Slut walks and the psychology of blame

No means no

“No means no, however we dress, wherever we go.”

Thousands of provocatively dressed protesters have been marching through cities across the world on ‘Slut walks’, chanting slogans against a Canadian policeman who cautioned students to “avoid dressing like sluts” in order to stay safe.

The message ‘Don’t blame the victim’ came across loud and clear.


Why we blame

But do we blame the victim and, if so, why?

Last year a survey by Havens Sexual Assault Referral Centres found that 54% of women think rape victims are sometimes to blame for their attack.

This tendency to blame is understandably couched in self-preservation. We want to believe such things would never happen to us, so we look for what the victim ‘should’ have done differently, particularly with traumatic violent and sexual assaults.

I caught myself doing it last week when I read about someone nearby who had been assaulted in their own home by an intruder.

Immediately I questioned whether they owned an alarm or had previously upset the attacker.
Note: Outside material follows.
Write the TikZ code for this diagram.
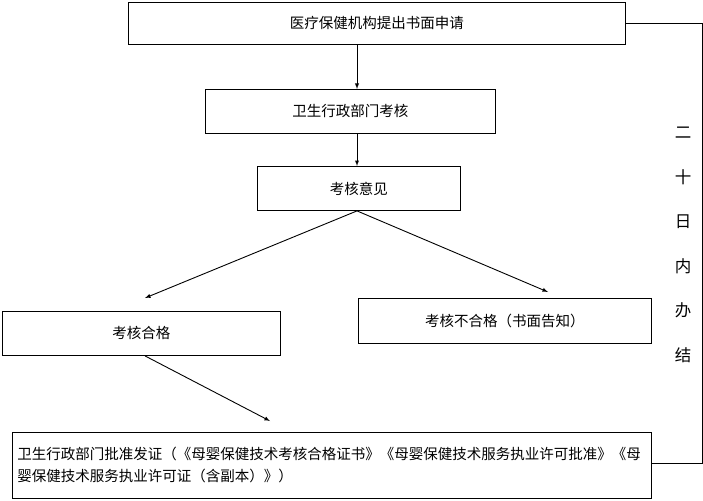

Subconsciously, I was partially blaming the victim in order to ease my troubled mind.


Black, white or grey?

Psychologist Ofer Zur asserts that we are right to suspect that the situation isn’t always black and white.

Zur suggests that a murder ‘victim’ who is a rapist, killed in self-defence by the stranger that he was attacking, is entirely to blame.

However, we tend only to think of the worst incidents, where the victim is entirely blameless, such as a child attacked by an adult. But statistics show it is rarely this simple. In the US, 88% of murder victims have an ongoing relationship with their murderer.

Because this is such an emotive subject, it is understandably easier to be politically correct, assigning all the guilt to the perpetrator, than risk upsetting those who have already been hurt. However, we don’t need to blame the victim to investigate the circumstances of the situation.

As Zur says, “Do not blame the victim has been translated into: do not explore the role of the victim.” This is a subtle and important difference. We can never improve the situation if we don’t understand it.


Understand and improve

As a woman, I wholeheartedly agree with the slogan of the ‘Slut walks’ that “No means no, however we dress, wherever we go”. However we act we should be able to stay safe.

But it doesn’t necessarily follow that it’s helpful to act or dress provocatively. Paul writes that, “All things are lawful, but not all things edify.”

Humans are made for relationship, and as such we are jointly responsible for the culture in which we live. Whilst everyone is responsible for his or her own actions, we also have the responsibility to help each other not to fall. If we want men to see women as fellow humans and not sex objects, let’s not act as if we are the latter.

In order to change society for the better, and mitigate further violence towards women, we must not be afraid to examine the wider context in which it occurs. But first let us look inside ourselves and, as Gandhi famously said, “Be the change you wish to see in the world.”